What needs to be done: Reproduce the span that opens at the line containing "Give me the" and closes at the line containing "16, interval: 2", both lines included, without alteration and without any other line.

The data:

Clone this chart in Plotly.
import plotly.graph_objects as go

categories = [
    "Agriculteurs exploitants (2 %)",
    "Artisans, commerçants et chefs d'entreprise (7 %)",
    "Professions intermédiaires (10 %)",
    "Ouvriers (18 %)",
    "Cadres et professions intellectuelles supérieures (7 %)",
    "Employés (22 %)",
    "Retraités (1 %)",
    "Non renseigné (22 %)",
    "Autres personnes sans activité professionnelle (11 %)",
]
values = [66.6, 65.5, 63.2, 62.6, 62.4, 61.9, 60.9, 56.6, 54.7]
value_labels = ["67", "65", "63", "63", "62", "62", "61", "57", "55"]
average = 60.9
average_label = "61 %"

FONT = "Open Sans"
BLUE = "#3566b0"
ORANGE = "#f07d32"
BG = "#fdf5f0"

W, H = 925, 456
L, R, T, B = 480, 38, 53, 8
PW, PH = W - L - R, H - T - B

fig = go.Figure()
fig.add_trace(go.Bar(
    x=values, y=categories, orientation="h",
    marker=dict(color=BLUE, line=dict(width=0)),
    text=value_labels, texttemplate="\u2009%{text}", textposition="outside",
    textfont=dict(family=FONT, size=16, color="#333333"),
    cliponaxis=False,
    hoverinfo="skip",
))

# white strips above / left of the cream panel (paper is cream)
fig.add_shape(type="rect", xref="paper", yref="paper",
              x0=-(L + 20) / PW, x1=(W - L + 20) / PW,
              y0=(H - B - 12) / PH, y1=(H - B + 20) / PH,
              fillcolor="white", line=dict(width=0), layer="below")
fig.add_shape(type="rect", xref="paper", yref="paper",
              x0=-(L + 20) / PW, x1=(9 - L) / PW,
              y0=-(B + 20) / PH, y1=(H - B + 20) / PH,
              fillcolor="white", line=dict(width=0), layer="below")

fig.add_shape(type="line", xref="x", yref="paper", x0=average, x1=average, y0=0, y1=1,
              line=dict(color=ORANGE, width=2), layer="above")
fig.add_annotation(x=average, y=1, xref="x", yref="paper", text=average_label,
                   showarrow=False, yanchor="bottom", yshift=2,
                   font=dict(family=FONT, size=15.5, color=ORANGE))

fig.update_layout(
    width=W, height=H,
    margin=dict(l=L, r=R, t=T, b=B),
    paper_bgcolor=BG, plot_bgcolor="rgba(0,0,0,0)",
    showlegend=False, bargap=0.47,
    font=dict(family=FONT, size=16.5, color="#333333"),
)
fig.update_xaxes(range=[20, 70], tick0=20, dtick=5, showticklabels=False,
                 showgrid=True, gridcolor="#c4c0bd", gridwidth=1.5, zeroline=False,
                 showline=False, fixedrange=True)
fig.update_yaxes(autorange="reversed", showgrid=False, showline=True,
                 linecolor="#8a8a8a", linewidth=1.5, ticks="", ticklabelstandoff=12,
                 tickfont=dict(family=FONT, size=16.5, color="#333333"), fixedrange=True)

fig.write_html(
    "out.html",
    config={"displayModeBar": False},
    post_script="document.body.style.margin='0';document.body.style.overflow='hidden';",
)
--
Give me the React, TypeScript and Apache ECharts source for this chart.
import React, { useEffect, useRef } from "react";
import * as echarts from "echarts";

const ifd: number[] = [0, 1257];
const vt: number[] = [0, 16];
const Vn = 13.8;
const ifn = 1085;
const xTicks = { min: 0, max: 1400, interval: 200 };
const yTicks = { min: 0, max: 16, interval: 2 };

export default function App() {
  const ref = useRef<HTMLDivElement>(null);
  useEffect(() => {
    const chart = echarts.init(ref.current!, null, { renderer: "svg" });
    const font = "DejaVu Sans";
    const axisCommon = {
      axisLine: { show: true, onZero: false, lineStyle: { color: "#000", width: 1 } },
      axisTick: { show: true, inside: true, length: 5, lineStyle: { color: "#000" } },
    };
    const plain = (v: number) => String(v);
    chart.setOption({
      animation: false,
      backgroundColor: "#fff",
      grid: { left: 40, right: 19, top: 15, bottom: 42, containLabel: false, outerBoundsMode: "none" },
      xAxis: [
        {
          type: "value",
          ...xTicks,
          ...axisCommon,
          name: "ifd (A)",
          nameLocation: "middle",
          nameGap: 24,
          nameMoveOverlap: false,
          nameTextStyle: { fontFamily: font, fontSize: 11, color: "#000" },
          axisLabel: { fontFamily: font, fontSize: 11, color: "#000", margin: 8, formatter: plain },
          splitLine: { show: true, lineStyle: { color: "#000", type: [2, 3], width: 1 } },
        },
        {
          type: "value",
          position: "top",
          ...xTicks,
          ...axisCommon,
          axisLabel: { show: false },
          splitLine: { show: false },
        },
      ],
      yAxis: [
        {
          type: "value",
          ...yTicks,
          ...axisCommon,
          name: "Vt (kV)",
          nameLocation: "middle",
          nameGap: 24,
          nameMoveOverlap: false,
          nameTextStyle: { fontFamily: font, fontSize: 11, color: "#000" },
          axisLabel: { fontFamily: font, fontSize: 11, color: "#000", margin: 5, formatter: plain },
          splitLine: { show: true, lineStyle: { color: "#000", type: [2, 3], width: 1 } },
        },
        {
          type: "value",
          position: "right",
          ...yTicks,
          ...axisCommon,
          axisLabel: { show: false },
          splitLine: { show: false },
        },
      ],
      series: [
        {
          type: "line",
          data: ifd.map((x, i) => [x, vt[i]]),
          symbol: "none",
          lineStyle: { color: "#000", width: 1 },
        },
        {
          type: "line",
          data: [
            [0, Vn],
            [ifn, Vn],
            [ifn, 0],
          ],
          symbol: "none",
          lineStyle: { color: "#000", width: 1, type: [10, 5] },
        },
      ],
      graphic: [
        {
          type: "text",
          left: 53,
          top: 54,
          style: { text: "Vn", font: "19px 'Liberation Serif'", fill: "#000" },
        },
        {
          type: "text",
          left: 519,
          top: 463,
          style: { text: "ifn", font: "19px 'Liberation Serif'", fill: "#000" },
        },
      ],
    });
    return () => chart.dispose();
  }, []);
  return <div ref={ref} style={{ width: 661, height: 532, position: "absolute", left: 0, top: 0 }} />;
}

Final result:
Give me the React, TypeScript and Apache ECharts source for this chart.
import React, { useEffect, useRef } from "react";
import * as echarts from "echarts";

const ifd: number[] = [0, 1257];
const vt: number[] = [0, 16];
const Vn = 13.8;
const ifn = 1085;
const xTicks = { min: 0, max: 1400, interval: 200 };
const yTicks = { min: 0, max: 16, interval: 2 };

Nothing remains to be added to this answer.